▶ [REQUIRED TASK] Each line of the listing must be transcribed exactly, except for the images, which should be excluded.

════════

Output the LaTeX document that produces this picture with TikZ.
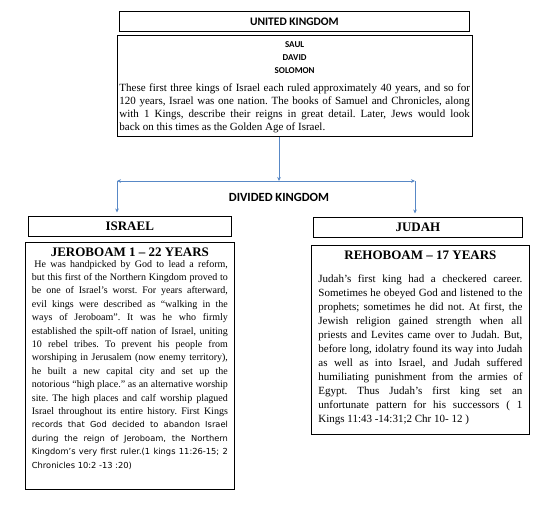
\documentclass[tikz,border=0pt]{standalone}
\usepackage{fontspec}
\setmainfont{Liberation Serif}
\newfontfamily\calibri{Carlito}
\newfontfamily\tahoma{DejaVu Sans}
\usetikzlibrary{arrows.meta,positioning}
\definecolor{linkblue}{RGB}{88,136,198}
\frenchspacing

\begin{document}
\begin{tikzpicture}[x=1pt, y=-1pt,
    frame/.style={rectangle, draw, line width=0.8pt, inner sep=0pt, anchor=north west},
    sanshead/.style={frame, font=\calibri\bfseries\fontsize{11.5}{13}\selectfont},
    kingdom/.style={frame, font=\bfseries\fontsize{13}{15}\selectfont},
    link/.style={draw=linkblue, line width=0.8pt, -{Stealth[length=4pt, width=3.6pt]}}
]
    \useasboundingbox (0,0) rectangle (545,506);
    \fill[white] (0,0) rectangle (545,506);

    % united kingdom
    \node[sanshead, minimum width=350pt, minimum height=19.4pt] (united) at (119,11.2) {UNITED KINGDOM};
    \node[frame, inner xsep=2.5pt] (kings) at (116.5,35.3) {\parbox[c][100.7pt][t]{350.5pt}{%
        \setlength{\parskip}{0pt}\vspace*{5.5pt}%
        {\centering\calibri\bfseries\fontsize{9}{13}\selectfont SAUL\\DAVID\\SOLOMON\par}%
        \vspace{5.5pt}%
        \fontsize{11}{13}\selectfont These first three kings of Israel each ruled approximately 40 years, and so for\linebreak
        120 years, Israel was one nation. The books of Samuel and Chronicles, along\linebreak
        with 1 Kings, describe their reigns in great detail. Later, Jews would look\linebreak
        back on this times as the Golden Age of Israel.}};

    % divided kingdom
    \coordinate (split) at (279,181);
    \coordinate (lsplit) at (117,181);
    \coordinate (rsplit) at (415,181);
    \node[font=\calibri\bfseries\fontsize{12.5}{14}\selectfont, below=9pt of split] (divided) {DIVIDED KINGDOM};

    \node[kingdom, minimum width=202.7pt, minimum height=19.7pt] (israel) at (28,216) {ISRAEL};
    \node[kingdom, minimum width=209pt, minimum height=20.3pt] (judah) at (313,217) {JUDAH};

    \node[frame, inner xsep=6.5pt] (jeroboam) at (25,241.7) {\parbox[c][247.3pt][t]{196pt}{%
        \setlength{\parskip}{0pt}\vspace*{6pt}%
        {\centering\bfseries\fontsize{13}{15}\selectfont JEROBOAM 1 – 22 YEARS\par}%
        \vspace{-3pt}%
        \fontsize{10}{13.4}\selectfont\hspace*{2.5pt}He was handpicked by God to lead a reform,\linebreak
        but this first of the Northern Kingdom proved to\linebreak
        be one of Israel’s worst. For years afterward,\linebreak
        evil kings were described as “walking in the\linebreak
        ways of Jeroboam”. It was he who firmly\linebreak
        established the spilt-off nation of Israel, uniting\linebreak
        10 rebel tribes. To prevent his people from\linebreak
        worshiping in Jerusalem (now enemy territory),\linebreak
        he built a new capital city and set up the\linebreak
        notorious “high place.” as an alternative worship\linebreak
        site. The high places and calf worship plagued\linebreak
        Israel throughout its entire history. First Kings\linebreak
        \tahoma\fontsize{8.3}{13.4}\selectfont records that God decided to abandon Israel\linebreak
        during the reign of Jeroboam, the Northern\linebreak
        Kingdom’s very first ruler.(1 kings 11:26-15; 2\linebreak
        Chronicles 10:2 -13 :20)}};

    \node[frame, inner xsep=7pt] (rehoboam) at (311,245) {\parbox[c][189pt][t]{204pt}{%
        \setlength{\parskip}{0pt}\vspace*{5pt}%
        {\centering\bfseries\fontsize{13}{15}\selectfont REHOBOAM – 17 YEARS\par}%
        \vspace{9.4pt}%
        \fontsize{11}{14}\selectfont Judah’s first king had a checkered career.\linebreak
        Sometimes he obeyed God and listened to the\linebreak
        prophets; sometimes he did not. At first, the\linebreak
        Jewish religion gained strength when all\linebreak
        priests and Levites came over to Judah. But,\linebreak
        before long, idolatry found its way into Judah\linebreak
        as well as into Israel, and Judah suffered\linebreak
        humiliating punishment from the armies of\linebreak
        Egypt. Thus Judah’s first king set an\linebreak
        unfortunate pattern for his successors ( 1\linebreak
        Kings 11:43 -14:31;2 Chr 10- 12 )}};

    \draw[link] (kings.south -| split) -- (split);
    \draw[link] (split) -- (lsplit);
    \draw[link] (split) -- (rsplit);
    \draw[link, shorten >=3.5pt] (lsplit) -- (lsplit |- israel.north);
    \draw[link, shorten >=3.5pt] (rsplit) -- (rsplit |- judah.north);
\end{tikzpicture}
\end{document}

════════

▶ [EXPECTED ANSWER]
Output the LaTeX document that produces this picture with TikZ.
\documentclass[tikz,border=0pt]{standalone}
\usepackage{fontspec}
\setmainfont{Liberation Serif}
\newfontfamily\calibri{Carlito}
\newfontfamily\tahoma{DejaVu Sans}
\usetikzlibrary{arrows.meta,positioning}
\definecolor{linkblue}{RGB}{88,136,198}
\frenchspacing

\begin{document}
\begin{tikzpicture}[x=1pt, y=-1pt,
    frame/.style={rectangle, draw, line width=0.8pt, inner sep=0pt, anchor=north west},
    sanshead/.style={frame, font=\calibri\bfseries\fontsize{11.5}{13}\selectfont},
    kingdom/.style={frame, font=\bfseries\fontsize{13}{15}\selectfont},
    link/.style={draw=linkblue, line width=0.8pt, -{Stealth[length=4pt, width=3.6pt]}}
]
    \useasboundingbox (0,0) rectangle (545,506);
    \fill[white] (0,0) rectangle (545,506);

    % united kingdom
    \node[sanshead, minimum width=350pt, minimum height=19.4pt] (united) at (119,11.2) {UNITED KINGDOM};
    \node[frame, inner xsep=2.5pt] (kings) at (116.5,35.3) {\parbox[c][100.7pt][t]{350.5pt}{%
        \setlength{\parskip}{0pt}\vspace*{5.5pt}%
        {\centering\calibri\bfseries\fontsize{9}{13}\selectfont SAUL\\DAVID\\SOLOMON\par}%
        \vspace{5.5pt}%
        \fontsize{11}{13}\selectfont These first three kings of Israel each ruled approximately 40 years, and so for\linebreak
        120 years, Israel was one nation. The books of Samuel and Chronicles, along\linebreak
        with 1 Kings, describe their reigns in great detail. Later, Jews would look\linebreak
        back on this times as the Golden Age of Israel.}};

    % divided kingdom
    \coordinate (split) at (279,181);
    \coordinate (lsplit) at (117,181);
    \coordinate (rsplit) at (415,181);
    \node[font=\calibri\bfseries\fontsize{12.5}{14}\selectfont, below=9pt of split] (divided) {DIVIDED KINGDOM};

    \node[kingdom, minimum width=202.7pt, minimum height=19.7pt] (israel) at (28,216) {ISRAEL};
    \node[kingdom, minimum width=209pt, minimum height=20.3pt] (judah) at (313,217) {JUDAH};

    \node[frame, inner xsep=6.5pt] (jeroboam) at (25,241.7) {\parbox[c][247.3pt][t]{196pt}{%
        \setlength{\parskip}{0pt}\vspace*{6pt}%
        {\centering\bfseries\fontsize{13}{15}\selectfont JEROBOAM 1 – 22 YEARS\par}%
        \vspace{-3pt}%
        \fontsize{10}{13.4}\selectfont\hspace*{2.5pt}He was handpicked by God to lead a reform,\linebreak
        but this first of the Northern Kingdom proved to\linebreak
        be one of Israel’s worst. For years afterward,\linebreak
        evil kings were described as “walking in the\linebreak
        ways of Jeroboam”. It was he who firmly\linebreak
        established the spilt-off nation of Israel, uniting\linebreak
        10 rebel tribes. To prevent his people from\linebreak
        worshiping in Jerusalem (now enemy territory),\linebreak
        he built a new capital city and set up the\linebreak
        notorious “high place.” as an alternative worship\linebreak
        site. The high places and calf worship plagued\linebreak
        Israel throughout its entire history. First Kings\linebreak
        \tahoma\fontsize{8.3}{13.4}\selectfont records that God decided to abandon Israel\linebreak
        during the reign of Jeroboam, the Northern\linebreak
        Kingdom’s very first ruler.(1 kings 11:26-15; 2\linebreak
        Chronicles 10:2 -13 :20)}};

    \node[frame, inner xsep=7pt] (rehoboam) at (311,245) {\parbox[c][189pt][t]{204pt}{%
        \setlength{\parskip}{0pt}\vspace*{5pt}%
        {\centering\bfseries\fontsize{13}{15}\selectfont REHOBOAM – 17 YEARS\par}%
        \vspace{9.4pt}%
        \fontsize{11}{14}\selectfont Judah’s first king had a checkered career.\linebreak
        Sometimes he obeyed God and listened to the\linebreak
        prophets; sometimes he did not. At first, the\linebreak
        Jewish religion gained strength when all\linebreak
        priests and Levites came over to Judah. But,\linebreak
        before long, idolatry found its way into Judah\linebreak
        as well as into Israel, and Judah suffered\linebreak
        humiliating punishment from the armies of\linebreak
        Egypt. Thus Judah’s first king set an\linebreak
        unfortunate pattern for his successors ( 1\linebreak
        Kings 11:43 -14:31;2 Chr 10- 12 )}};

    \draw[link] (kings.south -| split) -- (split);
    \draw[link] (split) -- (lsplit);
    \draw[link] (split) -- (rsplit);
    \draw[link, shorten >=3.5pt] (lsplit) -- (lsplit |- israel.north);
    \draw[link, shorten >=3.5pt] (rsplit) -- (rsplit |- judah.north);
\end{tikzpicture}
\end{document}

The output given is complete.